Data shown>
----------------------------------------

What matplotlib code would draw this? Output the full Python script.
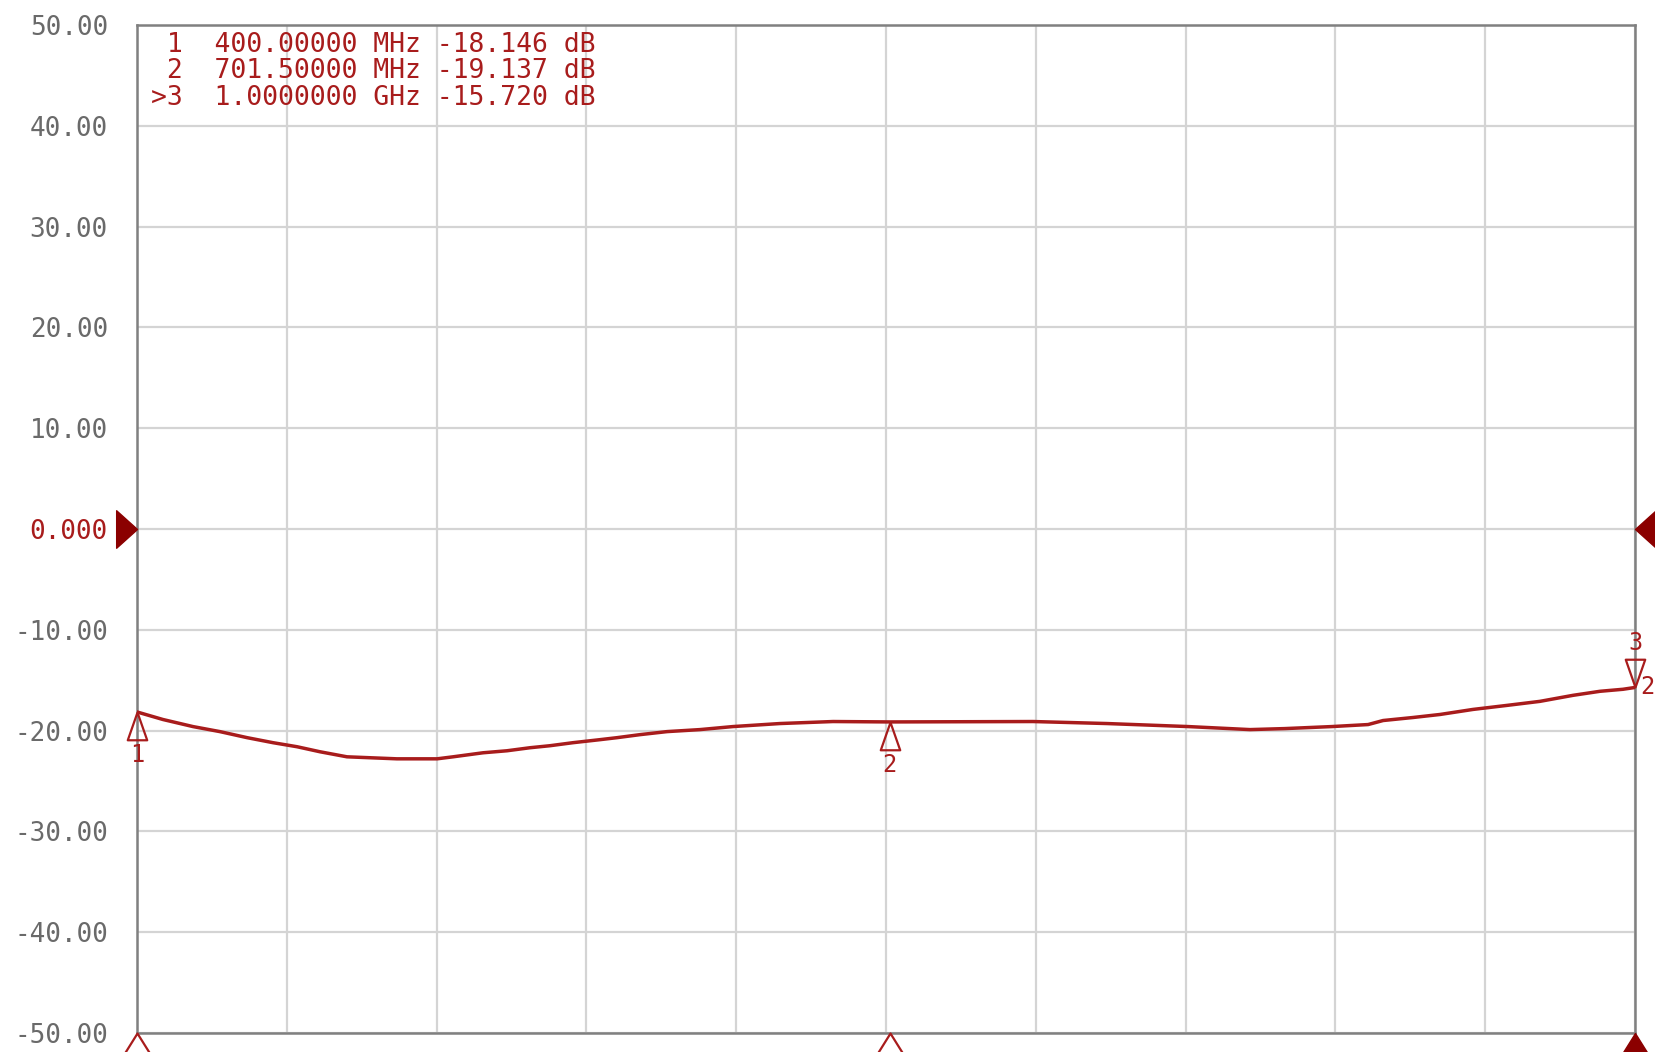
import numpy as np
import matplotlib
matplotlib.use("Agg")
import matplotlib.pyplot as plt
from matplotlib.path import Path

## trace (MHz, dB)
freq_mhz = [400.0, 410.4, 422.4, 433.2, 444.1, 454.5, 464.1, 473.3, 484.1, 504.1,
            520.2, 526.6, 538.6, 548.2, 557.4, 565.4, 574.6, 585.4, 592.3, 601.5,
            612.3, 625.5, 638.7, 657.5, 678.8, 701.5, 758.9, 788.5, 821.0, 845.8,
            859.8, 878.6, 893.1, 899.1, 911.1, 921.9, 935.1, 948.7, 961.9, 975.2,
            986.0, 995.2, 1000.0]
s_db = [-18.15, -18.9, -19.6, -20.1, -20.7, -21.2, -21.6, -22.1, -22.6, -22.8,
        -22.8, -22.6, -22.2, -22.0, -21.7, -21.5, -21.2, -20.9, -20.7, -20.4,
        -20.1, -19.9, -19.6, -19.3, -19.1, -19.14, -19.1, -19.3, -19.6, -19.9,
        -19.8, -19.6, -19.4, -19.0, -18.7, -18.4, -17.9, -17.5, -17.1, -16.5,
        -16.1, -15.9, -15.72]

## markers
mk_num = ["1", "2", "3"]
mk_freq = [400.0, 701.5, 1000.0]
mk_db = [-18.146, -19.137, -15.720]
mk_text = [" 1  400.00000 MHz -18.146 dB",
           " 2  701.50000 MHz -19.137 dB",
           ">3  1.0000000 GHz -15.720 dB"]

y_ticks = [50, 40, 30, 20, 10, 0, -10, -20, -30, -40, -50]
y_labels = ["50.00", "40.00", "30.00", "20.00", "10.00", "0.000",
            "-10.00", "-20.00", "-30.00", "-40.00", "-50.00"]

red = "#a81c1c"
dark = "#8b0000"
mono = "DejaVu Sans Mono"

fig = plt.figure(figsize=(16.55, 10.52), dpi=100)
ax = fig.add_axes([137/1655, 19/1052, 1498/1655, 1008/1052])
ax.set_xlim(400, 1000)
ax.set_ylim(-50, 50)
ax.set_xticks(np.linspace(400, 1000, 11))
ax.set_yticks(y_ticks)
ax.set_yticklabels(y_labels)
ax.tick_params(axis="x", length=0, labelbottom=False)
ax.tick_params(axis="y", length=0, pad=21, labelsize=18.7, labelcolor="#6a6a6a")
for lab in ax.get_yticklabels():
    lab.set_family(mono)
    if lab.get_text() == "0.000":
        lab.set_color(red)
ax.grid(True, color="#d4d4d4", linewidth=1.6)
ax.set_axisbelow(True)
for sp in ax.spines.values():
    sp.set_color("#808080")
    sp.set_linewidth(1.8)

ax.plot(freq_mhz, s_db, color=red, linewidth=2.5, zorder=3)

# marker symbols: apex at the point
up_tri = Path([(0, 0), (0.7, -2), (-0.7, -2), (0, 0)], [1, 2, 2, 79])
dn_tri = Path([(0, 0), (0.7, 2), (-0.7, 2), (0, 0)], [1, 2, 2, 79])
for n, f, d in zip(mk_num, mk_freq, mk_db):
    if n == "3":
        ax.plot(f, d, marker=dn_tri, ms=40, mfc="none", mec=red, mew=1.6,
                clip_on=False, zorder=4)
        ax.annotate(n, (f, d), xytext=(0, 32), textcoords="offset points",
                    ha="center", va="center", color=red, fontsize=17, family=mono,
                    annotation_clip=False)
        ax.annotate("2", (f, d), xytext=(9, 0), textcoords="offset points",
                    ha="center", va="center", color=red, fontsize=17, family=mono,
                    annotation_clip=False)
    else:
        ax.plot(f, d, marker=up_tri, ms=40, mfc="none", mec=red, mew=1.6,
                clip_on=False, zorder=4)
        ax.annotate(n, (f, d), xytext=(0, -31), textcoords="offset points",
                    ha="center", va="center", color=red, fontsize=17, family=mono,
                    annotation_clip=False)

# marker positions along the bottom edge
bt = Path([(0, 0), (1, -1.6), (-1, -1.6), (0, 0)], [1, 2, 2, 79])
xt = ax.get_xaxis_transform()
for n, f in zip(mk_num, mk_freq):
    if n == "3":
        ax.plot(f, 0, marker=bt, ms=30, color=dark, transform=xt, clip_on=False, zorder=5)
    else:
        ax.plot(f, 0, marker=bt, ms=30, mfc="white", mec=red, mew=1.6,
                transform=xt, clip_on=False, zorder=5)

# reference level arrows
yt = ax.get_yaxis_transform()
ax.plot(0, 0, marker=Path([(0, 0), (-1, 0.9), (-1, -0.9), (0, 0)], [1, 2, 2, 79]),
        ms=30, color=dark, transform=yt, clip_on=False, zorder=5)
ax.plot(1, 0, marker=Path([(0, 0), (1, 0.9), (1, -0.9), (0, 0)], [1, 2, 2, 79]),
        ms=30, color=dark, transform=yt, clip_on=False, zorder=5)

# marker readout
for i, t in enumerate(mk_text):
    fig.text(151/1655, 1 - (45 + 26.5*i)/1052, t, color=red, fontsize=19,
             family=mono, va="center", ha="left")

fig.savefig("out.png", dpi=100)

----------------------------------------

Written task> From the first line above through the line containing "from matplotlib.path import Path", copy everything exactly, without the pictures.

Answer to this task>
What matplotlib code would draw this? Output the full Python script.
import numpy as np
import matplotlib
matplotlib.use("Agg")
import matplotlib.pyplot as plt
from matplotlib.path import Path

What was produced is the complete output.